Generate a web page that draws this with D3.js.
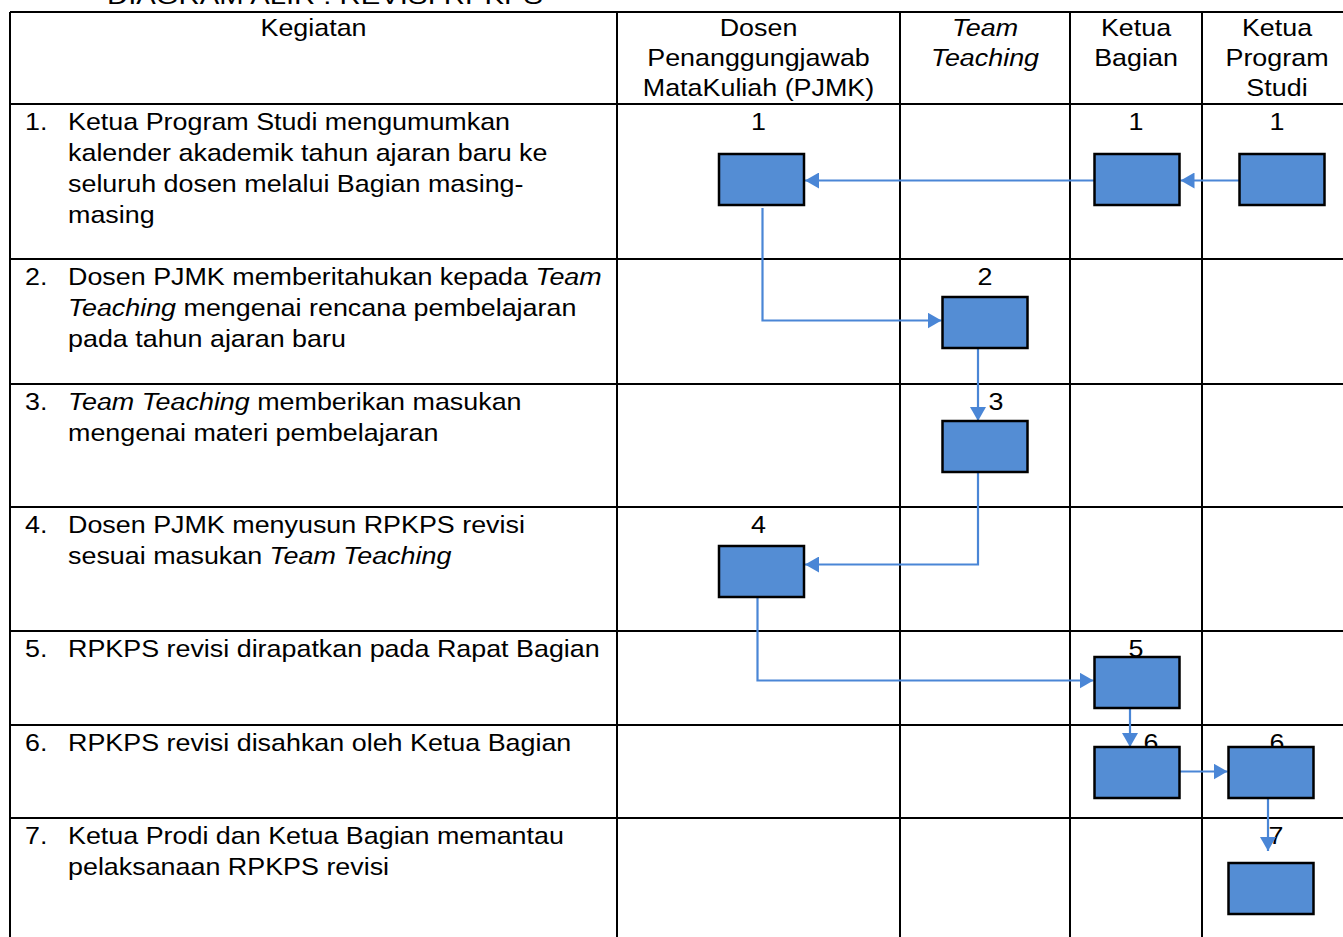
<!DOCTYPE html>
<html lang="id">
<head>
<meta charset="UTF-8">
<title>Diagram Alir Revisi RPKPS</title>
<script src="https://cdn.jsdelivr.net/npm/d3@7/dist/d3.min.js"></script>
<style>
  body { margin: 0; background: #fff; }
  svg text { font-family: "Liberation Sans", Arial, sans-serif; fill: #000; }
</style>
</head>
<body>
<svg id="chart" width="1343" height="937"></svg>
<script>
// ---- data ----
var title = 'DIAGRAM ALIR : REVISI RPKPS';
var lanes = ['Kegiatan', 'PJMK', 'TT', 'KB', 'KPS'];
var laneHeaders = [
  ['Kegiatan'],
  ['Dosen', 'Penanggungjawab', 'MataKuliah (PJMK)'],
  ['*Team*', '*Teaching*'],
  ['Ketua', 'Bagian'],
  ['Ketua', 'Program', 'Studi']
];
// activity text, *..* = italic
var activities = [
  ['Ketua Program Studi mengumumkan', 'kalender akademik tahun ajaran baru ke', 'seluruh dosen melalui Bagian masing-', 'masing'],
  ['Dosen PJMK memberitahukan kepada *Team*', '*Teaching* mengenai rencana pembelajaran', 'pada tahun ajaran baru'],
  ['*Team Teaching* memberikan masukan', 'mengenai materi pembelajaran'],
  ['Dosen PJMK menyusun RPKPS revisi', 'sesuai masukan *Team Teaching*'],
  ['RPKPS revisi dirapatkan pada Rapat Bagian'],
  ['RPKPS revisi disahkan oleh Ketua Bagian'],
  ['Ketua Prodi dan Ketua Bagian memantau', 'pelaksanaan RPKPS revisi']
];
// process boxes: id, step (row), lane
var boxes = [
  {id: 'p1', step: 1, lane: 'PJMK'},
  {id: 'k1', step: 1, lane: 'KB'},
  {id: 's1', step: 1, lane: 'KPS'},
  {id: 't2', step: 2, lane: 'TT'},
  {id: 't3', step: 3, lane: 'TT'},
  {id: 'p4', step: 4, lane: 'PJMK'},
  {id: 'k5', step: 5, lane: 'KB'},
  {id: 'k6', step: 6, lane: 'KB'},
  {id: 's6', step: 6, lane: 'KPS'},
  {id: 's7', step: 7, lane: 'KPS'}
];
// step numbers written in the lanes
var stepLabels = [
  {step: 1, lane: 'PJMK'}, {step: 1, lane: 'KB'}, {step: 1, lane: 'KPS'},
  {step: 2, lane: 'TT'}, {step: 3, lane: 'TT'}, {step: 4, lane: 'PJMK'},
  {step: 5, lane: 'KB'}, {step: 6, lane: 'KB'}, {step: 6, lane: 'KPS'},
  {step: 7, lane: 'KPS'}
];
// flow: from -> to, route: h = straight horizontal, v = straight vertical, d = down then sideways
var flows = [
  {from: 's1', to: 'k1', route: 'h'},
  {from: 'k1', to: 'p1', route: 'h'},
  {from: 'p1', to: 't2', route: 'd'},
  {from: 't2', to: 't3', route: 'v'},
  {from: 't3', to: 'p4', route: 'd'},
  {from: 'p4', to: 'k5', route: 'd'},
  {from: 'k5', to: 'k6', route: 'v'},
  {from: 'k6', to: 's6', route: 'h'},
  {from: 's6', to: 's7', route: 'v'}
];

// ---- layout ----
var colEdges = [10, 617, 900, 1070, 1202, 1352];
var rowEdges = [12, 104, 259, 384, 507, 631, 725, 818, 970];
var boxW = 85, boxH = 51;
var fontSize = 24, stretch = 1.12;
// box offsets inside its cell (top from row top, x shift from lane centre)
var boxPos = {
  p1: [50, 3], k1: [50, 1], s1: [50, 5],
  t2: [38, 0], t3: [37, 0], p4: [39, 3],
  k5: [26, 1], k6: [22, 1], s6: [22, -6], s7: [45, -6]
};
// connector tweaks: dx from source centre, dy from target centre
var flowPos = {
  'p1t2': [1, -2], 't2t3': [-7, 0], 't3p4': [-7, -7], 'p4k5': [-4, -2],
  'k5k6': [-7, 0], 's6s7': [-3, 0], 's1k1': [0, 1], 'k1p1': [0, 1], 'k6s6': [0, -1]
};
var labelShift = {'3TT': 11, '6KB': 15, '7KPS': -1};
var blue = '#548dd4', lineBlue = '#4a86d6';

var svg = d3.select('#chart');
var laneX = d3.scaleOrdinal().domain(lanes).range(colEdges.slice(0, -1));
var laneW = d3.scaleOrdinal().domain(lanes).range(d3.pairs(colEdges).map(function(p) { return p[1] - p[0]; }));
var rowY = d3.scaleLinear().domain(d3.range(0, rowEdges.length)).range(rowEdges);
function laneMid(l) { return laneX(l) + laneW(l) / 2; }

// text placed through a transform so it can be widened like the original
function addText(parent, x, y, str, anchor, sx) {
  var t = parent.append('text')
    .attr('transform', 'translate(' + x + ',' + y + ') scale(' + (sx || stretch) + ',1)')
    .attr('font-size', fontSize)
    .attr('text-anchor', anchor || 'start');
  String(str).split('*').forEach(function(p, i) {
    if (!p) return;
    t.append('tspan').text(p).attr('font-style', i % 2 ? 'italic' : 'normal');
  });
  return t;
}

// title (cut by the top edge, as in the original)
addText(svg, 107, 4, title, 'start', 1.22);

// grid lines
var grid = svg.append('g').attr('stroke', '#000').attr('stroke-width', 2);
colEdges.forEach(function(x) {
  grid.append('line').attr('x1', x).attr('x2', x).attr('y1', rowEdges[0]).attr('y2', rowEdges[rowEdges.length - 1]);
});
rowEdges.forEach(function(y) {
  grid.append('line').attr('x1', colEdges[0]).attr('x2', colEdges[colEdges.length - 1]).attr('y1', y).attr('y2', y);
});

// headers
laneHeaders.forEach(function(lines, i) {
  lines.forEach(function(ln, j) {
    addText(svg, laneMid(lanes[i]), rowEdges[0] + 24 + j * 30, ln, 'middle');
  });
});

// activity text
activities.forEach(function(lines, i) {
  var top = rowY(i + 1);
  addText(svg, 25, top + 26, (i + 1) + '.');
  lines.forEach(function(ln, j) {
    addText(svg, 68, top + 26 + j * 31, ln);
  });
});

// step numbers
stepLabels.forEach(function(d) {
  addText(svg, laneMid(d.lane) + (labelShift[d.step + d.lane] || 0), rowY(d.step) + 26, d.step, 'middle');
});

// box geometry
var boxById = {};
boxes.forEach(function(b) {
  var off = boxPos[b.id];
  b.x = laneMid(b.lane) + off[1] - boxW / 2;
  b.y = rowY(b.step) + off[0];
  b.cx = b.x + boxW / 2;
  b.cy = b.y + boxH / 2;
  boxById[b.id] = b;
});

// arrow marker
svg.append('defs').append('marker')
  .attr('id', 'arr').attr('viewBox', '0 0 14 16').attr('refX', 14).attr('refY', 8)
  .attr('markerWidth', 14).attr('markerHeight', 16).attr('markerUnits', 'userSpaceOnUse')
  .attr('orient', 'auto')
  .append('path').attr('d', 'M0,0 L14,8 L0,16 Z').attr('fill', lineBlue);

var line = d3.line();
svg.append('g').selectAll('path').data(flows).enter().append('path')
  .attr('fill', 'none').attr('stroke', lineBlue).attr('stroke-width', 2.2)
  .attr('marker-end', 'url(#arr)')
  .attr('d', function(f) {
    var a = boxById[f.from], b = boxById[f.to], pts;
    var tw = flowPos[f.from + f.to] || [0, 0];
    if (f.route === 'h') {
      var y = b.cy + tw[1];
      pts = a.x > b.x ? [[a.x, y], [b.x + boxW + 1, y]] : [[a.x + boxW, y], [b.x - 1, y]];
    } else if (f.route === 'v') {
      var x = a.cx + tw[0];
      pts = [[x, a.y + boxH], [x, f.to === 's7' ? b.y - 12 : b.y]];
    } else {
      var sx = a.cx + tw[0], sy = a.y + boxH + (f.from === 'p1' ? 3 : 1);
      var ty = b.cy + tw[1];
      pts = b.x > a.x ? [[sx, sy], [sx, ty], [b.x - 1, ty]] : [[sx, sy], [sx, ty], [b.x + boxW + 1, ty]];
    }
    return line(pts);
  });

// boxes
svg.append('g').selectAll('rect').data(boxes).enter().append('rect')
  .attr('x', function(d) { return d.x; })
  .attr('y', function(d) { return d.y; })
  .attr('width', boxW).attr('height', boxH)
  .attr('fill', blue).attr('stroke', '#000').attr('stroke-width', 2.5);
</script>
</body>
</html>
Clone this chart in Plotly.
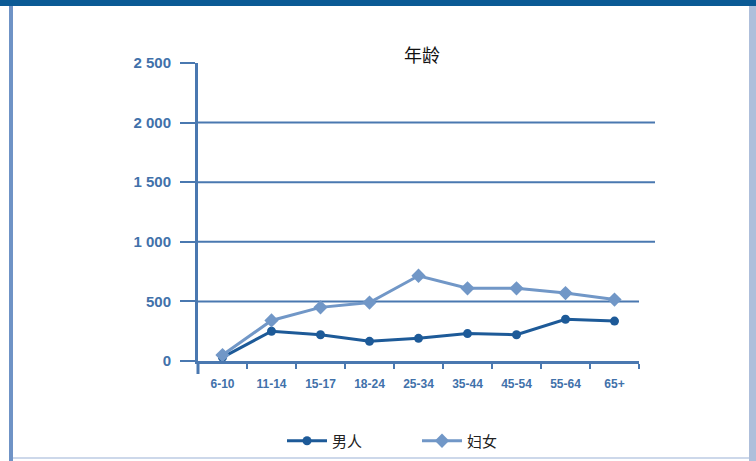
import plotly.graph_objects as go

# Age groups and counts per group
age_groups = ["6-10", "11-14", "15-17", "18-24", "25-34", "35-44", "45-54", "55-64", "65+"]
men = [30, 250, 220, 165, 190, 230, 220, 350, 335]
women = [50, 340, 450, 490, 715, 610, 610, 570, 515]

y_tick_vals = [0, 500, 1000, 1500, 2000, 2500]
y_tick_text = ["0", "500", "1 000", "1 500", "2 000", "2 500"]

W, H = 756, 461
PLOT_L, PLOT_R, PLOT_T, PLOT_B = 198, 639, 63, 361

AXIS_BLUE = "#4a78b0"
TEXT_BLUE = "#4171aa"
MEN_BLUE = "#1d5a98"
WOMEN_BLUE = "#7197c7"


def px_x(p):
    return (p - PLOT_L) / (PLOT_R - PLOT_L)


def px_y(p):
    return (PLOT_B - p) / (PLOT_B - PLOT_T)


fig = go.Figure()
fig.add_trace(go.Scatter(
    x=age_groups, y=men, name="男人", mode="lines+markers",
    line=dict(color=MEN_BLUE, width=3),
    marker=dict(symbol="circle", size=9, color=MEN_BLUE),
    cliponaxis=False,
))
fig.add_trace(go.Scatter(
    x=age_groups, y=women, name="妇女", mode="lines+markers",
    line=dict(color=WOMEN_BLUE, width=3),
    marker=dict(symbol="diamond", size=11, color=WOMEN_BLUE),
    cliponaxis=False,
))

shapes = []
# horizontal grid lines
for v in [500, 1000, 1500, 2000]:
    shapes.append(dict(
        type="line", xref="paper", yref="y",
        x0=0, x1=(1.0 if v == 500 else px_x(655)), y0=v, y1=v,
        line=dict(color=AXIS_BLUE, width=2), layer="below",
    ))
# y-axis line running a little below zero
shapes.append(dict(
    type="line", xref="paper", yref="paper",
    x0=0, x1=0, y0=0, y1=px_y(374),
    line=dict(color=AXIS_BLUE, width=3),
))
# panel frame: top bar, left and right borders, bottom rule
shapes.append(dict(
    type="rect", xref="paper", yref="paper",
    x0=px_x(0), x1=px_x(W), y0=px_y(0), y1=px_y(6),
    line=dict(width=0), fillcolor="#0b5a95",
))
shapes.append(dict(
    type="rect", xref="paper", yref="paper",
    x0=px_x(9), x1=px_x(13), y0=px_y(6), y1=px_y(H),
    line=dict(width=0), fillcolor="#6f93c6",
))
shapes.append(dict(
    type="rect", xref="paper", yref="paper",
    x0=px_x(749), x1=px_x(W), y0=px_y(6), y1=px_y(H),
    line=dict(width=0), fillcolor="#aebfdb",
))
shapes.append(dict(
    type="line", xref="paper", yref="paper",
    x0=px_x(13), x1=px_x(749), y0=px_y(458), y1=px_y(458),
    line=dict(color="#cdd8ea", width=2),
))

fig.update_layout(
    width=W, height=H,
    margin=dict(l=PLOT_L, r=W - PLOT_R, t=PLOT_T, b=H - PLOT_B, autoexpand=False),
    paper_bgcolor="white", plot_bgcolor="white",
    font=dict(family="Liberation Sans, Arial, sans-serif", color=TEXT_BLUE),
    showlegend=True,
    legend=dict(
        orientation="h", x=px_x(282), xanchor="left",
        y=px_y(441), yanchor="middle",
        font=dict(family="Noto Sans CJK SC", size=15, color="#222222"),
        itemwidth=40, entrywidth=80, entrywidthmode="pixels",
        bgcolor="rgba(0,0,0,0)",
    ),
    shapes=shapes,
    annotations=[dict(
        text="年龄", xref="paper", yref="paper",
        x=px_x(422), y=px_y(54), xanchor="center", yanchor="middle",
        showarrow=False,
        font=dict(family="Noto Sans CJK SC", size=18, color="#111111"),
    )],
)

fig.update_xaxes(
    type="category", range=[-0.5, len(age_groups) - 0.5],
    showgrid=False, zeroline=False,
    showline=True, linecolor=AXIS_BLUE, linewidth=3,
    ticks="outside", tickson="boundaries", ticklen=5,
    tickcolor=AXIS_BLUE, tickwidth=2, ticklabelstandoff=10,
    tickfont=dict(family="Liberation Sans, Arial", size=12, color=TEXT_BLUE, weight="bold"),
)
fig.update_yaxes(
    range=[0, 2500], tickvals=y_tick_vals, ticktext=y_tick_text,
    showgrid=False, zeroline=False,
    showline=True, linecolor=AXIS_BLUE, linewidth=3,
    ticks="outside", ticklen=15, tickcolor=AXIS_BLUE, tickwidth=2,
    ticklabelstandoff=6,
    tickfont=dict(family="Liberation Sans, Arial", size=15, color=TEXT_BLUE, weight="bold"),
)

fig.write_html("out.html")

▶ [DIRECTION] Do not include pictures. Give again exactly the lines starting at the one with "Clone this chart in Plotly." and ending at the one with "return (PLOT_B - p) / (PLOT_B - PLOT_T)", both included.

▶ [THE REPLY]
Clone this chart in Plotly.
import plotly.graph_objects as go

# Age groups and counts per group
age_groups = ["6-10", "11-14", "15-17", "18-24", "25-34", "35-44", "45-54", "55-64", "65+"]
men = [30, 250, 220, 165, 190, 230, 220, 350, 335]
women = [50, 340, 450, 490, 715, 610, 610, 570, 515]

y_tick_vals = [0, 500, 1000, 1500, 2000, 2500]
y_tick_text = ["0", "500", "1 000", "1 500", "2 000", "2 500"]

W, H = 756, 461
PLOT_L, PLOT_R, PLOT_T, PLOT_B = 198, 639, 63, 361

AXIS_BLUE = "#4a78b0"
TEXT_BLUE = "#4171aa"
MEN_BLUE = "#1d5a98"
WOMEN_BLUE = "#7197c7"


def px_x(p):
    return (p - PLOT_L) / (PLOT_R - PLOT_L)


def px_y(p):
    return (PLOT_B - p) / (PLOT_B - PLOT_T)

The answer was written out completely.